Transcribe the listing in full, excluding any pictures.

+-------+

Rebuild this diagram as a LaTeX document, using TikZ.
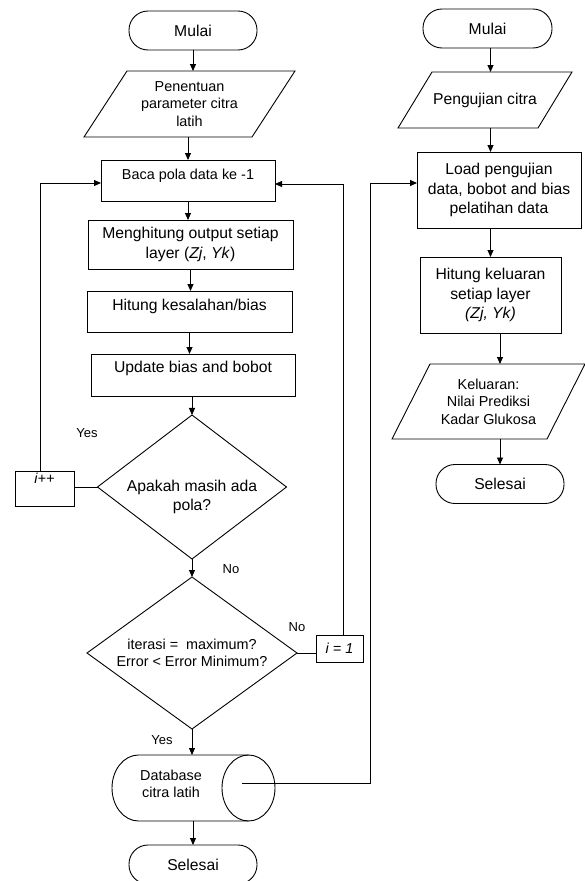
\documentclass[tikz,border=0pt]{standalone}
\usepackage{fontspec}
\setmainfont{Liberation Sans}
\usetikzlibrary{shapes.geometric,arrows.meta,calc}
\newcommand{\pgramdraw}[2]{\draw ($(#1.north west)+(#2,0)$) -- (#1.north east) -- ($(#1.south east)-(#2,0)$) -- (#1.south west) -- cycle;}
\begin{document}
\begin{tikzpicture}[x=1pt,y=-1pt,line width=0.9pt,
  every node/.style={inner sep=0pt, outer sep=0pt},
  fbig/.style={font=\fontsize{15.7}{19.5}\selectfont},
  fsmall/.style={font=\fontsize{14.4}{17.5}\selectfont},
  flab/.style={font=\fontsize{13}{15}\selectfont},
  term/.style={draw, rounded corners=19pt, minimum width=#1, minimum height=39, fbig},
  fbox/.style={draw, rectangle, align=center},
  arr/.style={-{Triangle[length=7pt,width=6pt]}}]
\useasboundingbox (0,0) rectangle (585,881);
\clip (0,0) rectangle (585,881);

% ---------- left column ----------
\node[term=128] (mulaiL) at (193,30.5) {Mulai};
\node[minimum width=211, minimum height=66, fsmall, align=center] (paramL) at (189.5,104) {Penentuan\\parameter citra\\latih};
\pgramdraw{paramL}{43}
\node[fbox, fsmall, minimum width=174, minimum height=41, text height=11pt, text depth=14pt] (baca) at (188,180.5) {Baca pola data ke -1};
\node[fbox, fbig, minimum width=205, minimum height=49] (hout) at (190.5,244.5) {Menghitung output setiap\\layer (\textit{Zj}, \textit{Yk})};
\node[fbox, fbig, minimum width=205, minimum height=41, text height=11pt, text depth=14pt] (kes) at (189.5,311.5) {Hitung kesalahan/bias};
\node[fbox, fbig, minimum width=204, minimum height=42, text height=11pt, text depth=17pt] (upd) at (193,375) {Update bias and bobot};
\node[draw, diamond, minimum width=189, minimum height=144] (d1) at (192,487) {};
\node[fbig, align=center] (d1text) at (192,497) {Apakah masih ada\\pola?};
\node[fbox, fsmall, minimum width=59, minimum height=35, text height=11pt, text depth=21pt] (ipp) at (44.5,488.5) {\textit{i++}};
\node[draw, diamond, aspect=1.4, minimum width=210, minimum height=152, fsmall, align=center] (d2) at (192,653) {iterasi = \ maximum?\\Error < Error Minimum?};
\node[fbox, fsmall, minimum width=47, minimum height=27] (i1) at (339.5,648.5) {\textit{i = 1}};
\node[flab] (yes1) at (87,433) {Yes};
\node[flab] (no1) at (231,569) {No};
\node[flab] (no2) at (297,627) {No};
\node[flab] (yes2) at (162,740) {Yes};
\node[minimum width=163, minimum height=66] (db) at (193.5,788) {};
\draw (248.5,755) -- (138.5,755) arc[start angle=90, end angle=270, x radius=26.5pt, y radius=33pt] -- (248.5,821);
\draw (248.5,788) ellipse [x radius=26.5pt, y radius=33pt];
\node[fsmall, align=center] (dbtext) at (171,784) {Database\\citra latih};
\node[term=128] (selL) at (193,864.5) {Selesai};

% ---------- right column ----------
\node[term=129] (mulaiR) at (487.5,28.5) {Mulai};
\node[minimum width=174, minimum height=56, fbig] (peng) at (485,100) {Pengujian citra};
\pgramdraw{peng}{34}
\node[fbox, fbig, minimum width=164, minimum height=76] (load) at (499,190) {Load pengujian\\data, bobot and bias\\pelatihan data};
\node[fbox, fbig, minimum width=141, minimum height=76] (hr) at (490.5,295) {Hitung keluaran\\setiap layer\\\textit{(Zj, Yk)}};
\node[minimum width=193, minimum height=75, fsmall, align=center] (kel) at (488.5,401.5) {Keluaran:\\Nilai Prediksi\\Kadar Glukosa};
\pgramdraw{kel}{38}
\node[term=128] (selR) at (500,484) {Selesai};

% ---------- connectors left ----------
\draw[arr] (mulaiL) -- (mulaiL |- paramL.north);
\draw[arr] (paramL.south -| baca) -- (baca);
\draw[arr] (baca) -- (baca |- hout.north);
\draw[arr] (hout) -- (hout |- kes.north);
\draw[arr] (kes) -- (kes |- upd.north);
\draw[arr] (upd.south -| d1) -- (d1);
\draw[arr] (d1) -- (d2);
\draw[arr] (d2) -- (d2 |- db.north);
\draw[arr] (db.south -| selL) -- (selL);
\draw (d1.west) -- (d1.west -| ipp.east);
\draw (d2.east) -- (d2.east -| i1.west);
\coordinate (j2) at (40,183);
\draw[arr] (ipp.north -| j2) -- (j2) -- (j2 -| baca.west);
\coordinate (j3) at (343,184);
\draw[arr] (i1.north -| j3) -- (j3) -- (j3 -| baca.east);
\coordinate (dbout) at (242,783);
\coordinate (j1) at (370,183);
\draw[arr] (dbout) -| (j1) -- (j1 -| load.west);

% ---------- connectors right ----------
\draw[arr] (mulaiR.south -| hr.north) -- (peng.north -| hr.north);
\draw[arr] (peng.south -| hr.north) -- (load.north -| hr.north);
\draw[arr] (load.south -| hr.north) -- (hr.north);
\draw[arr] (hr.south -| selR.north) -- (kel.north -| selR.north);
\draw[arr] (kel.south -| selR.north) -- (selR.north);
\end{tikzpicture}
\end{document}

+-------+

### Full solution
Rebuild this diagram as a LaTeX document, using TikZ.
\documentclass[tikz,border=0pt]{standalone}
\usepackage{fontspec}
\setmainfont{Liberation Sans}
\usetikzlibrary{shapes.geometric,arrows.meta,calc}
\newcommand{\pgramdraw}[2]{\draw ($(#1.north west)+(#2,0)$) -- (#1.north east) -- ($(#1.south east)-(#2,0)$) -- (#1.south west) -- cycle;}
\begin{document}
\begin{tikzpicture}[x=1pt,y=-1pt,line width=0.9pt,
  every node/.style={inner sep=0pt, outer sep=0pt},
  fbig/.style={font=\fontsize{15.7}{19.5}\selectfont},
  fsmall/.style={font=\fontsize{14.4}{17.5}\selectfont},
  flab/.style={font=\fontsize{13}{15}\selectfont},
  term/.style={draw, rounded corners=19pt, minimum width=#1, minimum height=39, fbig},
  fbox/.style={draw, rectangle, align=center},
  arr/.style={-{Triangle[length=7pt,width=6pt]}}]
\useasboundingbox (0,0) rectangle (585,881);
\clip (0,0) rectangle (585,881);

% ---------- left column ----------
\node[term=128] (mulaiL) at (193,30.5) {Mulai};
\node[minimum width=211, minimum height=66, fsmall, align=center] (paramL) at (189.5,104) {Penentuan\\parameter citra\\latih};
\pgramdraw{paramL}{43}
\node[fbox, fsmall, minimum width=174, minimum height=41, text height=11pt, text depth=14pt] (baca) at (188,180.5) {Baca pola data ke -1};
\node[fbox, fbig, minimum width=205, minimum height=49] (hout) at (190.5,244.5) {Menghitung output setiap\\layer (\textit{Zj}, \textit{Yk})};
\node[fbox, fbig, minimum width=205, minimum height=41, text height=11pt, text depth=14pt] (kes) at (189.5,311.5) {Hitung kesalahan/bias};
\node[fbox, fbig, minimum width=204, minimum height=42, text height=11pt, text depth=17pt] (upd) at (193,375) {Update bias and bobot};
\node[draw, diamond, minimum width=189, minimum height=144] (d1) at (192,487) {};
\node[fbig, align=center] (d1text) at (192,497) {Apakah masih ada\\pola?};
\node[fbox, fsmall, minimum width=59, minimum height=35, text height=11pt, text depth=21pt] (ipp) at (44.5,488.5) {\textit{i++}};
\node[draw, diamond, aspect=1.4, minimum width=210, minimum height=152, fsmall, align=center] (d2) at (192,653) {iterasi = \ maximum?\\Error < Error Minimum?};
\node[fbox, fsmall, minimum width=47, minimum height=27] (i1) at (339.5,648.5) {\textit{i = 1}};
\node[flab] (yes1) at (87,433) {Yes};
\node[flab] (no1) at (231,569) {No};
\node[flab] (no2) at (297,627) {No};
\node[flab] (yes2) at (162,740) {Yes};
\node[minimum width=163, minimum height=66] (db) at (193.5,788) {};
\draw (248.5,755) -- (138.5,755) arc[start angle=90, end angle=270, x radius=26.5pt, y radius=33pt] -- (248.5,821);
\draw (248.5,788) ellipse [x radius=26.5pt, y radius=33pt];
\node[fsmall, align=center] (dbtext) at (171,784) {Database\\citra latih};
\node[term=128] (selL) at (193,864.5) {Selesai};

% ---------- right column ----------
\node[term=129] (mulaiR) at (487.5,28.5) {Mulai};
\node[minimum width=174, minimum height=56, fbig] (peng) at (485,100) {Pengujian citra};
\pgramdraw{peng}{34}
\node[fbox, fbig, minimum width=164, minimum height=76] (load) at (499,190) {Load pengujian\\data, bobot and bias\\pelatihan data};
\node[fbox, fbig, minimum width=141, minimum height=76] (hr) at (490.5,295) {Hitung keluaran\\setiap layer\\\textit{(Zj, Yk)}};
\node[minimum width=193, minimum height=75, fsmall, align=center] (kel) at (488.5,401.5) {Keluaran:\\Nilai Prediksi\\Kadar Glukosa};
\pgramdraw{kel}{38}
\node[term=128] (selR) at (500,484) {Selesai};

% ---------- connectors left ----------
\draw[arr] (mulaiL) -- (mulaiL |- paramL.north);
\draw[arr] (paramL.south -| baca) -- (baca);
\draw[arr] (baca) -- (baca |- hout.north);
\draw[arr] (hout) -- (hout |- kes.north);
\draw[arr] (kes) -- (kes |- upd.north);
\draw[arr] (upd.south -| d1) -- (d1);
\draw[arr] (d1) -- (d2);
\draw[arr] (d2) -- (d2 |- db.north);
\draw[arr] (db.south -| selL) -- (selL);
\draw (d1.west) -- (d1.west -| ipp.east);
\draw (d2.east) -- (d2.east -| i1.west);
\coordinate (j2) at (40,183);
\draw[arr] (ipp.north -| j2) -- (j2) -- (j2 -| baca.west);
\coordinate (j3) at (343,184);
\draw[arr] (i1.north -| j3) -- (j3) -- (j3 -| baca.east);
\coordinate (dbout) at (242,783);
\coordinate (j1) at (370,183);
\draw[arr] (dbout) -| (j1) -- (j1 -| load.west);

% ---------- connectors right ----------
\draw[arr] (mulaiR.south -| hr.north) -- (peng.north -| hr.north);
\draw[arr] (peng.south -| hr.north) -- (load.north -| hr.north);
\draw[arr] (load.south -| hr.north) -- (hr.north);
\draw[arr] (hr.south -| selR.north) -- (kel.north -| selR.north);
\draw[arr] (kel.south -| selR.north) -- (selR.north);
\end{tikzpicture}
\end{document}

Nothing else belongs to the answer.